Me chifla ver cómo hasta James Bond se afilia a lo antiguo, él que siempre se sirve (o le sirven) de los más avanzados aparatitos tecnológicos. Hoy su mejor gadget es un cuchillo.
Resulta innegable el paso de los años, también en el
mito. Es humano, nos cuentan ahora. Y me gusta. Tiene inseguridades, vicios y
debilidades. A mi entender, es algo que lo hace imperfecto y, por ello,
mucho más real.
Bond vuelve con la misma lealtad de siempre envuelta en un
fino papel de experiencia. Sus fuerzas no son las de antes, tampoco lo es su
precisión. Pero su decadencia existe sólo para los demás, aquellos que se
quedan únicamente con lo que se ve. Inconscientes.

Se afeita con cuchilla antigua mientras se reafirma en que,
en ocasiones, lo antiguo es lo mejor. Supongo que pensará lo mismo al echarle un
trago al Macallan de 50 años que ahora le acompaña.
El pasado le ayuda a creer en un futuro, a pelear por él.

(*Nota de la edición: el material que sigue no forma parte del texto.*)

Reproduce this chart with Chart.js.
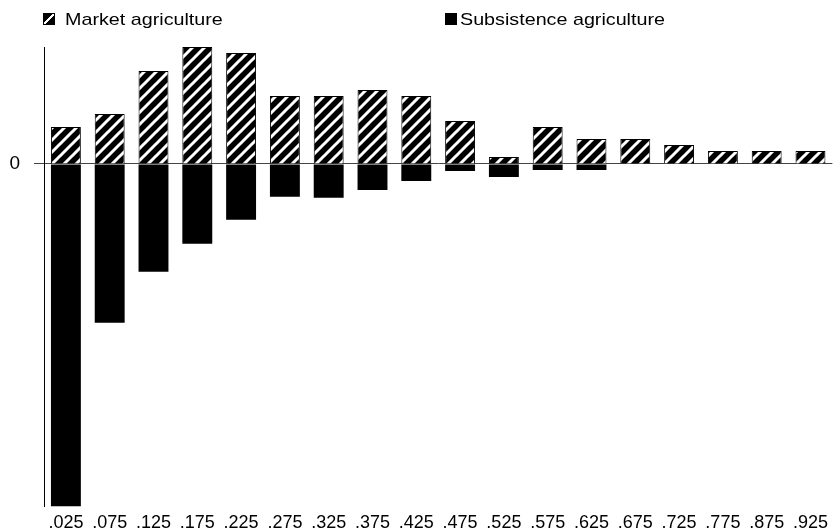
<!DOCTYPE html>
<html>
<head>
<meta charset="utf-8">
<script src="https://cdn.jsdelivr.net/npm/chart.js@4.4.1/dist/chart.umd.min.js"></script>
<style>
  body { margin: 0; background: #fff; }
  #wrap { position: relative; width: 834px; height: 532px; }
  .key { position: absolute; top: 13px; width: 12px; height: 12px; box-sizing: border-box; border: 1px solid #000; }
  .key.market { left: 43px; background: linear-gradient(to bottom right, #000 44%, #fff 44%, #fff 58%, #000 58%); }
  .key.subs { left: 445px; background: #000; }
  .lbl { position: absolute; top: 11px; font: 17px "Liberation Sans", Arial, sans-serif; line-height: 17px;
         color: #000; transform: scaleX(1.16); transform-origin: left top; white-space: nowrap; }
</style>
</head>
<body>
<div id="wrap">
  <canvas id="myChart" width="834" height="532"></canvas>
  <div class="key market"></div><div class="lbl" style="left:65px">Market agriculture</div>
  <div class="key subs"></div><div class="lbl" style="left:460px">Subsistence agriculture</div>
</div>
<script>
// categories as printed under the bars (.825 is not shown in the source)
const categories = ['.025', '.075', '.125', '.175', '.225', '.275', '.325', '.375', '.425',
                    '.475', '.525', '.575', '.625', '.675', '.725', '.775', '.875', '.925'];
// values, arbitrary units (no scale printed except 0)
const marketValues = [37, 50, 93, 117, 111, 68, 68, 74, 68, 43, 7, 37, 25, 25, 19, 13, 13, 13];
const subsistenceValues = [-343, -159, -108, -80, -56, -33, -34, -26, -17, -7, -13, -6, -6, 0, 0, 0, 0, 0];
const yTicks = [0];

function makeHatch()
{
    const s = 12;
    const c = document.createElement('canvas');
    c.width = s;
    c.height = s;
    const g = c.getContext('2d');
    g.fillStyle = '#000';
    g.fillRect(0, 0, s, s);
    g.strokeStyle = '#fff';
    g.lineWidth = 3;
    g.beginPath();
    g.moveTo(0, s); g.lineTo(s, 0);
    g.moveTo(-2, 2); g.lineTo(2, -2);
    g.moveTo(s - 2, s + 2); g.lineTo(s + 2, s - 2);
    g.stroke();
    return g.createPattern(c, 'repeat');
}

const hatch = makeHatch();

new Chart('myChart', {
    type: 'bar',
    data: {
        labels: categories,
        datasets: [{
            label: 'Market agriculture',
            data: marketValues,
            backgroundColor: hatch,
            borderColor: '#000',
            borderWidth: 1
        }, {
            label: 'Subsistence agriculture',
            data: subsistenceValues,
            backgroundColor: '#000',
            borderColor: '#000',
            borderWidth: 0
        }]
    },
    options: {
        responsive: false,
        animation: false,
        layout: { padding: { top: 47, left: 0, right: 0, bottom: 0 } },
        datasets: { bar: { barPercentage: 0.683, categoryPercentage: 1 } },
        plugins: {
            legend: { display: false },
            tooltip: { enabled: false }
        },
        scales: {
            x: {
                stacked: true,
                grid: { display: false, drawTicks: false },
                border: { display: false },
                ticks: {
                    color: '#000',
                    padding: 6,
                    autoSkip: false,
                    maxRotation: 0,
                    font: { family: '"Liberation Sans", Arial, sans-serif', size: 18 }
                },
                afterFit: (scale) => { scale.height = 25; }
            },
            y: {
                stacked: true,
                min: -343,
                max: 117,
                afterBuildTicks: (scale) => { scale.ticks = yTicks.map(v => ({ value: v })); },
                afterFit: (scale) => { scale.width = 44; },
                grid: { color: '#444', lineWidth: 1, tickLength: 10 },
                border: { display: true, color: '#000', width: 1 },
                ticks: {
                    color: '#000',
                    padding: 14,
                    font: { family: '"Liberation Sans", Arial, sans-serif', size: 19 }
                }
            }
        }
    }
});
</script>
</body>
</html>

Nos enseña su Escocia natal para refugiarse del peligro. A nosotros y a M. Y no
es gratuito. Cuando uno enseña sus orígenes lo hace como abriéndose el alma,
como diciendo de aquí sale todo lo que soy y todo lo que tengo. Dándole al otro
el permiso para escudriñar en la historia, aún sabiendo que no lo hará porque
no lo necesita. James Bond nos transporta a la suya conduciendo un Aston Martin
del sesenta y pico que, aunque incómodo y lento, provoca un orgasmo de
reminiscencia a más de uno. La música, la primera de todas, armoniza el
reencuentro.
La destartalada ermita junto a la tumba de sus padres sirve
de telón, de cierre. Una despedida como otras que ya hubieron y tantas otras
que habrán. Porque Bond, todavía, no quiere jubilarse.